All the weights of TFBertForSequenceClassification were initialized from the PyTorch model.
If your task is similar to the task the model of the checkpoint was trained on, you can already use TFBertForSequenceClassification for predictions without further training.


In [24]:
paraphrase = tokenizer(
    "The company HuggingFace is based in New York City", 
    "HuggingFace's headquarters are situated in Manhattan", 
    return_tensors="tf")
paraphrase_classification_logits = model(paraphrase)[0]
paraphrase_results = tf.nn.softmax(paraphrase_classification_logits, axis=1).numpy()[0]
print(f"Probability of being a paraphrase: {paraphrase_results[1]*100:.1f}%")

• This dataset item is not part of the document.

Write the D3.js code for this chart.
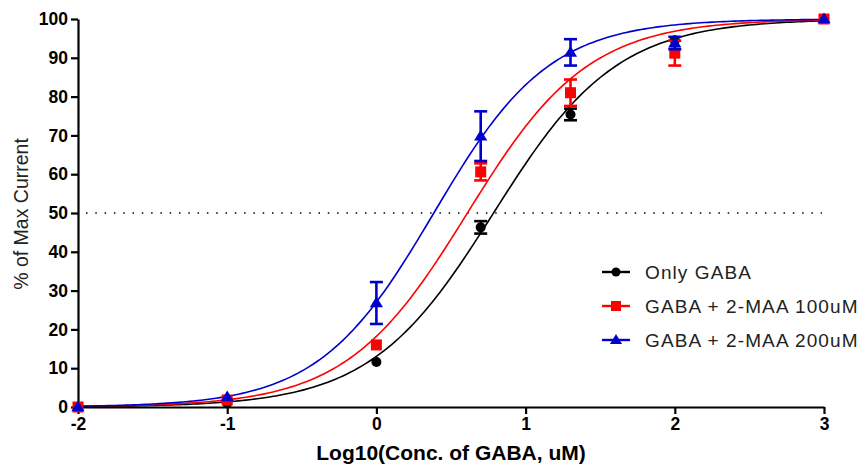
<!DOCTYPE html>
<html><head><meta charset="utf-8">
<script src="https://cdn.jsdelivr.net/npm/d3@7"></script>
<style>
body{margin:0;background:#fff;}
svg{display:block;font-family:"Liberation Sans",Arial,sans-serif;}
</style></head>
<body><svg id="c" width="866" height="468"></svg>
<script>
// ---- data ----
const logConc = [-2, -1, 0, 0.699, 1.301, 2, 3];
const seriesNames = ["Only GABA", "GABA + 2-MAA 100uM", "GABA + 2-MAA 200uM"];
const seriesColors = ["#000000", "#ff0000", "#0000cc"];
const seriesShapes = ["circle", "square", "triangle"];
const onlyGaba = [0, 1.0, 11.6, 46.3, 75.4, 94.5, 100];
const onlyGabaErr = [0, 0, 0, 1.6, 1.5, 0, 0];
const maa100 = [0, 1.8, 16.0, 60.6, 81.0, 91.2, 100];
const maa100Err = [0, 0, 0, 2.2, 3.4, 3.2, 0];
const maa200 = [0, 2.6, 26.8, 69.8, 91.4, 93.8, 100];
const maa200Err = [0, 0, 5.4, 6.4, 3.4, 1.6, 0];
const logEC50 = [0.785, 0.61, 0.385];
const hillSlope = [1.05, 1.07, 1.12];
const xTicks = [-2, -1, 0, 1, 2, 3];
const yTicks = [0, 10, 20, 30, 40, 50, 60, 70, 80, 90, 100];
const refLine = 50;

const values = [onlyGaba, maa100, maa200];
const errs = [onlyGabaErr, maa100Err, maa200Err];

const svg = d3.select("#c");
const x = d3.scaleLinear().domain([-2, 3]).range([78, 824]);
const y = d3.scaleLinear().domain([0, 100]).range([407, 19]);

// reference dotted line
svg.append("line")
  .attr("x1", x(-2) + 8).attr("x2", x(3) - 2)
  .attr("y1", y(refLine)).attr("y2", y(refLine))
  .attr("stroke", "#000").attr("stroke-width", 1.5)
  .attr("stroke-dasharray", "1.5,7.8");

// fitted curves
const hill = (lx, i) => 100 / (1 + Math.pow(10, (logEC50[i] - lx) * hillSlope[i]));
const xs = d3.range(0, 201).map(k => -2 + k * 5 / 200);
const line = d3.line().x(d => x(d[0])).y(d => y(d[1]));
values.forEach((v, i) => {
  svg.append("path")
    .datum(xs.map(lx => [lx, hill(lx, i)]))
    .attr("d", line).attr("fill", "none")
    .attr("stroke", seriesColors[i]).attr("stroke-width", 1.6);
});

// axes
const xAxis = d3.axisBottom(x).tickValues(xTicks).tickSize(7).tickSizeOuter(0).tickPadding(4).tickFormat(d => String(d));
const yAxis = d3.axisLeft(y).tickValues(yTicks).tickSize(7).tickSizeOuter(0).tickPadding(3).tickFormat(d => String(d));
const gx = svg.append("g").attr("transform", `translate(0,${y(0)})`).call(xAxis);
const gy = svg.append("g").attr("transform", `translate(${x(-2)},0)`).call(yAxis);
[gx, gy].forEach(g => {
  g.select(".domain").attr("stroke-width", 2.2);
  g.selectAll(".tick line").attr("stroke-width", 2.2);
  g.selectAll("text").attr("font-size", 17.5).attr("font-weight", "bold")
    .attr("font-family", "Liberation Sans, Arial, sans-serif").attr("fill", "#000");
});

// markers
function drawMarker(g, shape, cx, cy, color, s) {
  if (shape === "circle") {
    g.append("circle").attr("cx", cx).attr("cy", cy).attr("r", s * 0.5).attr("fill", color);
  } else if (shape === "square") {
    g.append("rect").attr("x", cx - s * 0.5).attr("y", cy - s * 0.5).attr("width", s).attr("height", s).attr("fill", color);
  } else {
    const h = s * 0.9;
    g.append("path").attr("d", `M${cx},${cy - h * 0.6}L${cx + s * 0.55},${cy + h * 0.4}L${cx - s * 0.55},${cy + h * 0.4}Z`).attr("fill", color);
  }
}
const markerSize = [10, 11, 12];
values.forEach((v, i) => {
  const g = svg.append("g");
  v.forEach((val, j) => {
    const e = errs[i][j];
    const cx = x(logConc[j]);
    if (e > 0) {
      g.append("line").attr("x1", cx).attr("x2", cx).attr("y1", y(val - e)).attr("y2", y(val + e))
        .attr("stroke", seriesColors[i]).attr("stroke-width", 2.6);
      [val - e, val + e].forEach(t => {
        g.append("line").attr("x1", cx - 6.5).attr("x2", cx + 6.5).attr("y1", y(t)).attr("y2", y(t))
          .attr("stroke", seriesColors[i]).attr("stroke-width", 2.6);
      });
    }
    drawMarker(g, seriesShapes[i], cx, y(val), seriesColors[i], markerSize[i]);
  });
});

// axis titles
svg.append("text").attr("x", 451).attr("y", 460).attr("text-anchor", "middle")
  .attr("font-size", 21).attr("font-weight", "bold").text("Log10(Conc. of GABA, uM)");
svg.append("text").attr("transform", "translate(28,214) rotate(-90)").attr("text-anchor", "middle")
  .attr("font-size", 19.5).attr("fill", "#222").text("% of Max Current");

// legend
const lg = svg.append("g");
seriesNames.forEach((n, i) => {
  const ly = 272 + i * 34;
  lg.append("line").attr("x1", 602).attr("x2", 630).attr("y1", ly).attr("y2", ly)
    .attr("stroke", seriesColors[i]).attr("stroke-width", 2.4);
  drawMarker(lg, seriesShapes[i], 616, ly, seriesColors[i], markerSize[i] - 1);
  lg.append("text").attr("x", 645).attr("y", ly + 7).attr("font-size", 19)
    .attr("letter-spacing", 1.1).attr("fill", "#222").text(n);
});
</script></body></html>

Probability of being a paraphrase: 90.5%


In [25]:
paraphrase = tokenizer(
    "The company HuggingFace is based in New York City", 
    "Apples are especially bad for your health", 
    return_tensors="tf")
paraphrase_classification_logits = model(paraphrase)[0]
paraphrase_results = tf.nn.softmax(paraphrase_classification_logits, axis=1).numpy()[0]
print(f"Probability of being a paraphrase: {paraphrase_results[1]*100:.1f}%")


Probability of being a paraphrase: 6.0%


# German 

Models and datasets are rare, unfortunately

Models
* Base: https://huggingface.co/bert-base-german-cased
* Squad: https://huggingface.co/deutsche-telekom/bert-multi-english-german-squad2

Data Sets
* https://tblock.github.io/10kGNAD/


In [26]:
from transformers import TFAutoModelForMaskedLM

# model_name = "distilbert-base-cased"
# model_name = "bert-base-german-cased"
# model_name = "bert-base-german-dbmdz-cased"  # works with Pytorch only
model_name = "bert-base-multilingual-cased"

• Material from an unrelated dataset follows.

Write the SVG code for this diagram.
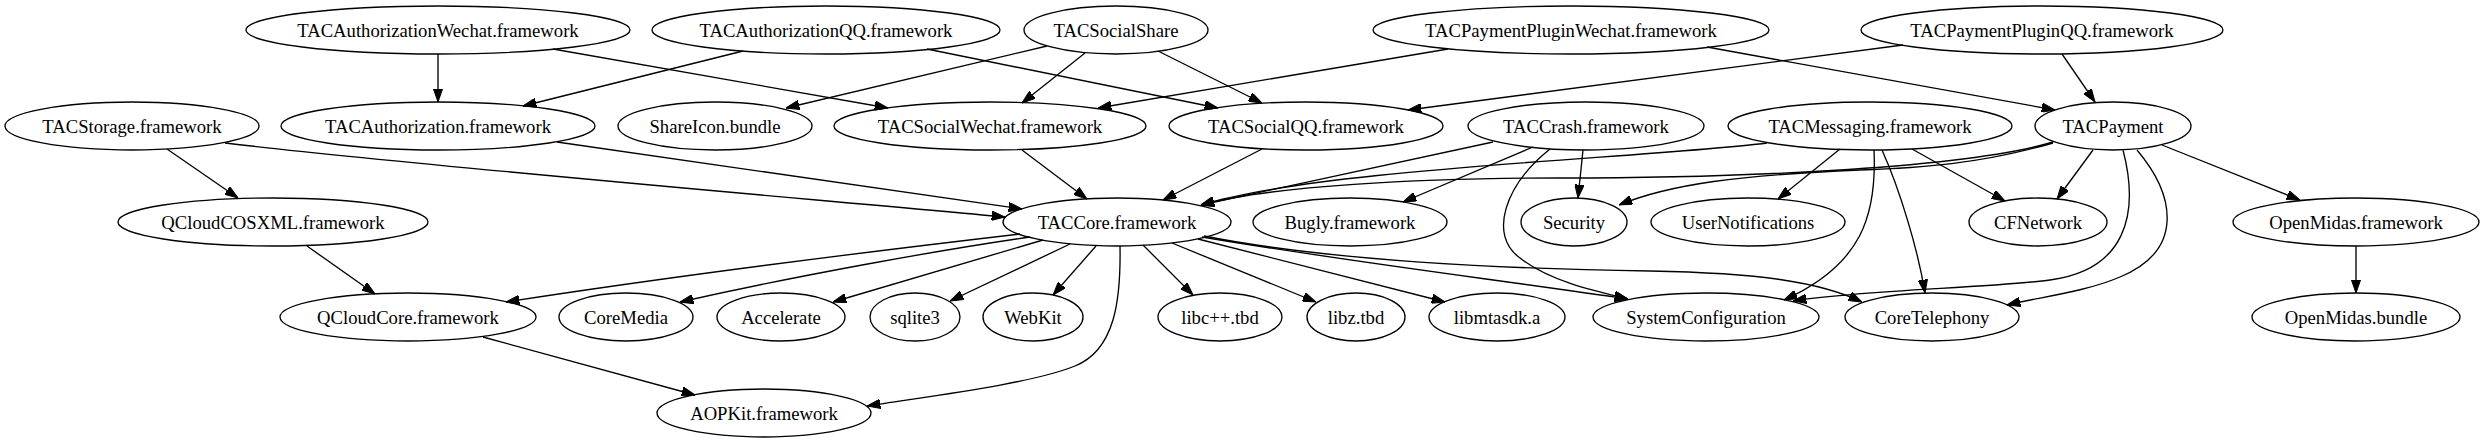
<svg xmlns="http://www.w3.org/2000/svg" width="2485" height="443" viewBox="0 0 2485 443">
<style>
.n ellipse{fill:none;stroke:#000;stroke-width:1.33}
.n text{font-family:"Liberation Serif","Times New Roman",serif;font-size:18.67px;text-anchor:middle;fill:#000}
.e path{fill:none;stroke:#000;stroke-width:1.33;marker-end:url(#a)}
</style>
<defs>
<marker id="a" viewBox="0 0 13.33 9.33" markerWidth="13.33" markerHeight="9.33" refX="13.33" refY="4.67" orient="auto" markerUnits="userSpaceOnUse">
<path d="M0,0 L13.33,4.67 L0,9.33 z" fill="#000" stroke="#000" stroke-width="1"/>
</marker>
</defs>
<rect width="2485" height="443" fill="#fff"/>
<g id="edges" class="e">
<path d="M438,54 L438,102"/>
<path d="M553,49 L888,108"/>
<path d="M743,51 L523,106"/>
<path d="M927,49 L1218,108"/>
<path d="M1047,46 L786,108"/>
<path d="M1085,53 L1022,103"/>
<path d="M1158,51 L1262,103"/>
<path d="M1448,49 L1098,108"/>
<path d="M1707,47 L2055,110"/>
<path d="M1903,45 L1408,110"/>
<path d="M2062,54 L2095,102"/>
<path d="M167,149 L238,198"/>
<path d="M225,143 C420,166 800,198 1005,217"/>
<path d="M557,142 L1022,209"/>
<path d="M1022,150 L1087,199"/>
<path d="M1262,149 L1163,200"/>
<path d="M1493,142 L1201,205"/>
<path d="M1767,143 C1650,158 1320,168 1201,205"/>
<path d="M2053,142 C1960,170 1720,178 1560,178 C1420,178 1270,186 1201,205"/>
<path d="M2053,143 C1980,164 1920,168 1860,170 C1740,175 1670,184 1619,205"/>
<path d="M1533,147 L1403,202"/>
<path d="M1583,150 L1578,198"/>
<path d="M1550,149 C1505,185 1488,235 1520,258 C1548,280 1590,290 1628,299"/>
<path d="M1840,149 L1778,199"/>
<path d="M1874,150 C1877,215 1862,265 1784,300"/>
<path d="M1882,150 C1900,190 1918,250 1925,293"/>
<path d="M1912,149 L2005,201"/>
<path d="M2093,150 L2057,199"/>
<path d="M2123,150 C2140,215 2125,270 2050,280 C1990,288 1860,290 1793,301"/>
<path d="M2137,150 C2175,195 2185,250 2120,277 C2085,292 2040,297 2007,305"/>
<path d="M2162,145 L2300,200"/>
<path d="M2356,246 L2356,293"/>
<path d="M307,246 L375,294"/>
<path d="M483,337 L695,395"/>
<path d="M1020,234 C900,248 700,272 506,302"/>
<path d="M1030,237 C940,250 800,275 680,302"/>
<path d="M1043,240 L833,302"/>
<path d="M1070,244 L950,301"/>
<path d="M1096,246 L1053,295"/>
<path d="M1120,246 C1121,300 1115,350 1075,366 C1030,384 930,396 867,406"/>
<path d="M1143,245 L1193,295"/>
<path d="M1172,243 L1316,302"/>
<path d="M1198,239 L1445,302"/>
<path d="M1202,237 C1350,262 1500,280 1628,299"/>
<path d="M1204,236 C1300,255 1450,268 1650,271 C1760,273 1820,282 1862,302"/>
</g>
<g id="TACAuthorizationWechat" class="n"><ellipse cx="438" cy="30" rx="192" ry="24"/><text x="438" y="36.5">TACAuthorizationWechat.framework</text></g>
<g id="TACAuthorizationQQ" class="n"><ellipse cx="826" cy="30" rx="174" ry="24"/><text x="826" y="36.5">TACAuthorizationQQ.framework</text></g>
<g id="TACSocialShare" class="n"><ellipse cx="1116" cy="30" rx="92" ry="24"/><text x="1116" y="36.5">TACSocialShare</text></g>
<g id="TACPaymentPluginWechat" class="n"><ellipse cx="1571" cy="30" rx="198" ry="24"/><text x="1571" y="36.5">TACPaymentPluginWechat.framework</text></g>
<g id="TACPaymentPluginQQ" class="n"><ellipse cx="2042" cy="30" rx="181" ry="24"/><text x="2042" y="36.5">TACPaymentPluginQQ.framework</text></g>
<g id="TACStorage" class="n"><ellipse cx="132" cy="126" rx="127" ry="24"/><text x="132" y="132.5">TACStorage.framework</text></g>
<g id="TACAuthorization" class="n"><ellipse cx="438" cy="126" rx="157" ry="24"/><text x="438" y="132.5">TACAuthorization.framework</text></g>
<g id="ShareIcon" class="n"><ellipse cx="715" cy="126" rx="97" ry="24"/><text x="715" y="132.5">ShareIcon.bundle</text></g>
<g id="TACSocialWechat" class="n"><ellipse cx="990" cy="126" rx="156" ry="24"/><text x="990" y="132.5">TACSocialWechat.framework</text></g>
<g id="TACSocialQQ" class="n"><ellipse cx="1306" cy="126" rx="137" ry="24"/><text x="1306" y="132.5">TACSocialQQ.framework</text></g>
<g id="TACCrash" class="n"><ellipse cx="1586" cy="126" rx="118" ry="24"/><text x="1586" y="132.5">TACCrash.framework</text></g>
<g id="TACMessaging" class="n"><ellipse cx="1870" cy="126" rx="142" ry="24"/><text x="1870" y="132.5">TACMessaging.framework</text></g>
<g id="TACPayment" class="n"><ellipse cx="2113" cy="126" rx="78" ry="24"/><text x="2113" y="132.5">TACPayment</text></g>
<g id="QCloudCOSXML" class="n"><ellipse cx="273" cy="222" rx="155" ry="24"/><text x="273" y="228.5">QCloudCOSXML.framework</text></g>
<g id="TACCore" class="n"><ellipse cx="1117" cy="222" rx="114" ry="24"/><text x="1117" y="228.5">TACCore.framework</text></g>
<g id="Bugly" class="n"><ellipse cx="1350" cy="222" rx="97" ry="24"/><text x="1350" y="228.5">Bugly.framework</text></g>
<g id="Security" class="n"><ellipse cx="1574" cy="222" rx="53" ry="24"/><text x="1574" y="228.5">Security</text></g>
<g id="UserNotifications" class="n"><ellipse cx="1748" cy="222" rx="97" ry="24"/><text x="1748" y="228.5">UserNotifications</text></g>
<g id="CFNetwork" class="n"><ellipse cx="2038" cy="222" rx="69" ry="24"/><text x="2038" y="228.5">CFNetwork</text></g>
<g id="OpenMidasFramework" class="n"><ellipse cx="2356" cy="222" rx="123" ry="24"/><text x="2356" y="228.5">OpenMidas.framework</text></g>
<g id="QCloudCore" class="n"><ellipse cx="408" cy="317" rx="128" ry="24"/><text x="408" y="323.5">QCloudCore.framework</text></g>
<g id="CoreMedia" class="n"><ellipse cx="626" cy="317" rx="67" ry="24"/><text x="626" y="323.5">CoreMedia</text></g>
<g id="Accelerate" class="n"><ellipse cx="781" cy="317" rx="64" ry="24"/><text x="781" y="323.5">Accelerate</text></g>
<g id="sqlite3" class="n"><ellipse cx="915" cy="317" rx="45" ry="24"/><text x="915" y="323.5">sqlite3</text></g>
<g id="WebKit" class="n"><ellipse cx="1033" cy="317" rx="50" ry="24"/><text x="1033" y="323.5">WebKit</text></g>
<g id="libcpp" class="n"><ellipse cx="1220" cy="317" rx="62" ry="24"/><text x="1220" y="323.5">libc++.tbd</text></g>
<g id="libz" class="n"><ellipse cx="1356" cy="317" rx="49" ry="24"/><text x="1356" y="323.5">libz.tbd</text></g>
<g id="libmtasdk" class="n"><ellipse cx="1497" cy="317" rx="68" ry="24"/><text x="1497" y="323.5">libmtasdk.a</text></g>
<g id="SystemConfiguration" class="n"><ellipse cx="1706" cy="317" rx="113" ry="24"/><text x="1706" y="323.5">SystemConfiguration</text></g>
<g id="CoreTelephony" class="n"><ellipse cx="1932" cy="317" rx="87" ry="24"/><text x="1932" y="323.5">CoreTelephony</text></g>
<g id="OpenMidasBundle" class="n"><ellipse cx="2356" cy="317" rx="104" ry="24"/><text x="2356" y="323.5">OpenMidas.bundle</text></g>
<g id="AOPKit" class="n"><ellipse cx="764" cy="413" rx="107" ry="24"/><text x="764" y="419.5">AOPKit.framework</text></g>
</svg>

tokenizer = AutoTokenizer.from_pretrained(model_name)
model = TFAutoModelForMaskedLM.from_pretrained(model_name)


All PyTorch model weights were used when initializing TFBertForMaskedLM.

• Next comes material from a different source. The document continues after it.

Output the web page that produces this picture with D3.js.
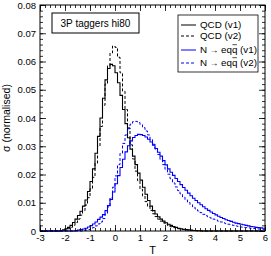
<!DOCTYPE html>
<html>
<head>
<meta charset="utf-8">
<script src="https://cdn.jsdelivr.net/npm/d3@7"></script>
<style>
body { margin: 0; background: #fff; }
text { font-family: "Liberation Sans", Arial, sans-serif; }
</style>
</head>
<body>
<div class="chart"></div>
<script>
var margin = {top: 5, right: 6, bottom: 25, left: 40};
var width = 271 - margin.left - margin.right;
var height = 256 - margin.top - margin.bottom;

// histogram bins: lower edges from -3 to 5.9, width 0.1
var binWidth = 0.1;
var binEdges = d3.range(90).map(i => Math.round((-3 + i * binWidth) * 10) / 10);

var qcdV1 = [
    0, 0, 0, 0, 0, 0, 0, 0, 0.0002, 0.0004,
    0.0008, 0.0013, 0.0020, 0.0030, 0.0042, 0.0055, 0.0070, 0.0088, 0.0110, 0.0140,
    0.0175, 0.0220, 0.0275, 0.0335, 0.0400, 0.0470, 0.0535, 0.0575, 0.0590, 0.0585,
    0.0560, 0.0525, 0.0480, 0.0430, 0.0380, 0.0330, 0.0290, 0.0265, 0.0235, 0.0205,
    0.0180, 0.0155, 0.0130, 0.0108, 0.0088, 0.0072, 0.0060, 0.0050, 0.0042, 0.0035,
    0.0029, 0.0024, 0.0020, 0.0016, 0.0013, 0.0010, 0.0008, 0.0006, 0.0005, 0.0004,
    0.0003, 0.0002, 0.0002, 0.0001, 0.0001, 0, 0, 0, 0, 0,
    0, 0, 0, 0, 0, 0, 0, 0, 0, 0,
    0, 0, 0, 0, 0, 0, 0, 0, 0, 0
];
var qcdV2 = [
    0, 0, 0, 0, 0, 0, 0, 0, 0, 0.0002,
    0.0004, 0.0008, 0.0013, 0.0020, 0.0030, 0.0042, 0.0056, 0.0072, 0.0092, 0.0118,
    0.0150, 0.0190, 0.0240, 0.0300, 0.0370, 0.0445, 0.0520, 0.0585, 0.0630, 0.0655,
    0.0650, 0.0615, 0.0560, 0.0495, 0.0430, 0.0365, 0.0305, 0.0255, 0.0212, 0.0178,
    0.0148, 0.0124, 0.0104, 0.0087, 0.0073, 0.0061, 0.0051, 0.0042, 0.0035, 0.0029,
    0.0024, 0.0019, 0.0015, 0.0012, 0.0010, 0.0008, 0.0006, 0.0005, 0.0004, 0.0003,
    0.0002, 0.0002, 0.0001, 0, 0, 0, 0, 0, 0, 0,
    0, 0, 0, 0, 0, 0, 0, 0, 0, 0,
    0, 0, 0, 0, 0, 0, 0, 0, 0, 0
];
var nV1 = [
    0, 0, 0, 0, 0, 0, 0, 0, 0, 0,
    0, 0, 0, 0, 0.0002, 0.0003, 0.0005, 0.0007, 0.0010, 0.0014,
    0.0019, 0.0025, 0.0032, 0.0041, 0.0049, 0.0058, 0.0072, 0.0090, 0.0112, 0.0138,
    0.0167, 0.0196, 0.0225, 0.0254, 0.0280, 0.0302, 0.0319, 0.0331, 0.0338, 0.0342,
    0.0341, 0.0338, 0.0333, 0.0325, 0.0315, 0.0304, 0.0292, 0.0279, 0.0265, 0.0249,
    0.0234, 0.0220, 0.0208, 0.0197, 0.0186, 0.0175, 0.0164, 0.0154, 0.0144, 0.0134,
    0.0125, 0.0116, 0.0108, 0.0100, 0.0093, 0.0086, 0.0079, 0.0073, 0.0067, 0.0062,
    0.0057, 0.0052, 0.0048, 0.0044, 0.0040, 0.0037, 0.0034, 0.0031, 0.0028, 0.0026,
    0.0024, 0.0022, 0.0020, 0.0018, 0.0016, 0.0015, 0.0013, 0.0012, 0.0011, 0.0010
];
var nV2 = [
    0, 0, 0, 0, 0, 0, 0, 0, 0, 0,
    0, 0, 0, 0, 0, 0, 0, 0.0002, 0.0003, 0.0005,
    0.0008, 0.0012, 0.0018, 0.0025, 0.0032, 0.0044, 0.0060, 0.0085, 0.0118, 0.0155,
    0.0195, 0.0235, 0.0275, 0.0310, 0.0340, 0.0362, 0.0378, 0.0387, 0.0388, 0.0384,
    0.0376, 0.0366, 0.0354, 0.0340, 0.0324, 0.0307, 0.0289, 0.0271, 0.0253, 0.0235,
    0.0218, 0.0201, 0.0185, 0.0170, 0.0156, 0.0143, 0.0131, 0.0120, 0.0110, 0.0101,
    0.0093, 0.0085, 0.0078, 0.0071, 0.0065, 0.0059, 0.0054, 0.0050, 0.0046, 0.0042,
    0.0039, 0.0035, 0.0032, 0.0029, 0.0026, 0.0024, 0.0022, 0.0020, 0.0018, 0.0016,
    0.0014, 0.0013, 0.0012, 0.0011, 0.0010, 0.0009, 0.0008, 0.0007, 0.0006, 0.0006
];

var xTicks = [-3, -2, -1, 0, 1, 2, 3, 4, 5, 6];
var yTicks = [0, 0.01, 0.02, 0.03, 0.04, 0.05, 0.06, 0.07, 0.08];
var xMinor = d3.range(-3, 6.01, 0.2);
var yMinor = d3.range(0, 0.0801, 0.002);

var series = [
    {name: 'QCD (v1)', values: qcdV1, color: '#000', dash: null},
    {name: 'QCD (v2)', values: qcdV2, color: '#000', dash: '3,2'},
    {name: 'N \u2192 eqq', values: nV1, color: '#0000ff', dash: null, bar: true},
    {name: 'N \u2192 eqq', values: nV2, color: '#0000ff', dash: '3,2', bar: true}
];
var versions = ['(v1)', '(v2)', '(v1)', '(v2)'];

var xScale = d3.scaleLinear().domain([-3, 6]).range([0, width]);
var yScale = d3.scaleLinear().domain([0, 0.08]).range([height, 0]);

var svg = d3.select('.chart').append('svg')
    .attr('width', 271)
    .attr('height', 256)
    .append('g')
    .attr('transform', `translate(${margin.left},${margin.top})`);

function stepPoints(values) {
    var pts = [];
    values.forEach((v, i) => {
        pts.push([binEdges[i], v]);
        pts.push([binEdges[i] + binWidth, v]);
    });
    return pts;
}

var line = d3.line()
    .x(d => xScale(d[0]))
    .y(d => yScale(d[1]));

var curves = svg.append('g').attr('class', 'curves');
series.forEach(s => {
    curves.append('path')
        .attr('d', line(stepPoints(s.values)))
        .attr('fill', 'none')
        .attr('stroke', s.color)
        .attr('stroke-width', s.dash ? 1 : 1.1)
        .attr('stroke-dasharray', s.dash);
});

function styleAxis(g) {
    g.select('.domain').remove();
    g.selectAll('line').attr('stroke', '#000').attr('stroke-width', 0.8);
    g.selectAll('text').attr('fill', '#000').style('font-size', '9.5px');
}

// bottom
svg.append('g').attr('transform', `translate(0,${height})`)
    .call(d3.axisBottom(xScale).tickValues(xMinor).tickSize(-3).tickFormat(''))
    .call(styleAxis);
svg.append('g').attr('transform', `translate(0,${height})`)
    .call(d3.axisBottom(xScale).tickValues(xTicks).tickSize(-6).tickPadding(3).tickFormat(d => String(d)))
    .call(styleAxis);
// top
svg.append('g')
    .call(d3.axisTop(xScale).tickValues(xMinor).tickSize(-3).tickFormat(''))
    .call(styleAxis);
svg.append('g')
    .call(d3.axisTop(xScale).tickValues(xTicks).tickSize(-6).tickFormat(''))
    .call(styleAxis);
// left
svg.append('g')
    .call(d3.axisLeft(yScale).tickValues(yMinor).tickSize(-3).tickFormat(''))
    .call(styleAxis);
svg.append('g')
    .call(d3.axisLeft(yScale).tickValues(yTicks).tickSize(-6).tickPadding(4)
        .tickFormat(d => d === 0 ? '0' : d.toFixed(2)))
    .call(styleAxis);
// right
svg.append('g').attr('transform', `translate(${width},0)`)
    .call(d3.axisRight(yScale).tickValues(yMinor).tickSize(-3).tickFormat(''))
    .call(styleAxis);
svg.append('g').attr('transform', `translate(${width},0)`)
    .call(d3.axisRight(yScale).tickValues(yTicks).tickSize(-6).tickFormat(''))
    .call(styleAxis);

svg.append('rect')
    .attr('width', width).attr('height', height)
    .attr('fill', 'none').attr('stroke', '#000').attr('stroke-width', 1);

// axis titles
svg.append('text')
    .attr('x', xScale(1.5)).attr('y', height + 23)
    .attr('text-anchor', 'middle')
    .style('font-size', '11px')
    .text('T');
svg.append('text')
    .attr('transform', `translate(${-30},${height / 2}) rotate(-90)`)
    .attr('text-anchor', 'middle')
    .style('font-size', '10.5px')
    .text('\u03c3 (normalised)');

// title box
var titleG = svg.append('g').attr('transform', 'translate(12,8)');
titleG.append('rect')
    .attr('width', 87).attr('height', 20)
    .attr('fill', '#fff').attr('stroke', '#000').attr('stroke-width', 1);
titleG.append('text')
    .attr('x', 43.5).attr('y', 13.8)
    .attr('text-anchor', 'middle')
    .style('font-size', '10px')
    .text('3P taggers hi80');

// legend
var legend = svg.append('g').attr('transform', 'translate(138,10)');
legend.append('rect')
    .attr('width', 80).attr('height', 57)
    .attr('fill', '#fff').attr('stroke', '#000').attr('stroke-width', 0.8);
var rowY = [10, 21, 35, 48];
series.forEach((s, i) => {
    var row = legend.append('g').attr('transform', `translate(0,${rowY[i]})`);
    row.append('line')
        .attr('x1', 3).attr('x2', 18)
        .attr('stroke', s.color)
        .attr('stroke-width', 1)
        .attr('stroke-dasharray', s.dash);
    var t = row.append('text')
        .attr('x', 22).attr('y', 3.4)
        .style('font-size', '9.8px');
    if (s.bar) {
        t.append('tspan').text('N ');
        t.append('tspan').style('font-size', '8.5px').text('\u2192');
        t.append('tspan').text(' eqq ' + versions[i]);
        // bar over the last q
        var box = t.node().getExtentOfChar(6);
        row.append('line')
            .attr('x1', box.x + 0.5).attr('x2', box.x + box.width - 0.5)
            .attr('y1', -5.3).attr('y2', -5.3)
            .attr('stroke', '#000').attr('stroke-width', 0.7);
    } else {
        t.text(s.name);
    }
});
</script>
</body>
</html>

All the weights of TFBertForMaskedLM were initialized from the PyTorch model.
If your task is similar to the task the model of the checkpoint was trained on, you can already use TFBertForMaskedLM for predictions without further training.


In [27]:
# sequence = f"Distilled models are smaller than the models they mimic. Using them instead of the large versions would help {tokenizer.mask_token} our carbon footprint."
# sequence = f"Deutschland ist ein tolles Land. Als Bürger hast du das Recht, {tokenizer.mask_token} zu tun was nicht gegen das Gesetz ist."
sequence = f"Deutschland ist ein tolles Land. Als Bürger hast du das Recht, {tokenizer.mask_token} zu tun."
sequence

'Deutschland ist ein tolles Land. Als Bürger hast du das Recht, [MASK] zu tun.'

In [28]:
tokens = tokenizer.encode(sequence)
for token in tokens:
    print(f"{token} = {tokenizer.decode([token])}")

101 = [CLS]
13011 = Deutschland
10298 = ist
10290 = ein
81754 = toll
10171 = ##es
12001 = Land
119 = .
11966 = Als
47473 = Bürger
10393 = has
10123 = ##t
10168 = du
10242 = das
31041 = Recht
117 = ,
103 = [MASK]
10304 = zu
53100 = tun
119 = .
102 = [SEP]


In [29]:
input = tokenizer.encode(sequence, return_tensors="tf")
mask_token_index = tf.where(input == tokenizer.mask_token_id)[0, 1]
mask_token_index

<tf.Tensor: shape=(), dtype=int64, numpy=16>

In [30]:
token_logits = model(input)[0]
token = token_logits.numpy()[0][1].argmax()
print(f"{token} = {tokenizer.decode([token])}")

13011 = Deutschland


In [31]:
mask_token_logits = token_logits[0, mask_token_index, :]
top_5 = tf.math.top_k(mask_token_logits, 5)
probas = tf.nn.softmax(top_5.values).numpy()
indices = top_5.indices.numpy()
probas, indices


(array([0.8575855 , 0.041558  , 0.03632782, 0.03400318, 0.03052554],
       dtype=float32),
 array([13011, 38451, 54760, 27879, 23942], dtype=int32))

In [32]:
for token, proba in zip(indices, probas):
    print(f"{token} = {tokenizer.decode([token])}, proba {proba*100:.1f}%")

13011 = Deutschland, proba 85.8%
38451 = nichts, proba 4.2%
54760 = Freiheit, proba 3.6%
27879 = Deutsch, proba 3.4%
23942 = etwas, proba 3.1%


In [33]:
for token in indices:
    print(sequence.replace(tokenizer.mask_token, tokenizer.decode([token])))

Deutschland ist ein tolles Land. Als Bürger hast du das Recht, Deutschland zu tun.
Deutschland ist ein tolles Land. Als Bürger hast du das Recht, nichts zu tun.
Deutschland ist ein tolles Land. Als Bürger hast du das Recht, Freiheit zu tun.
Deutschland ist ein tolles Land. Als Bürger hast du das Recht, Deutsch zu tun.
Deutschland ist ein tolles Land. Als Bürger hast du das Recht, etwas zu tun.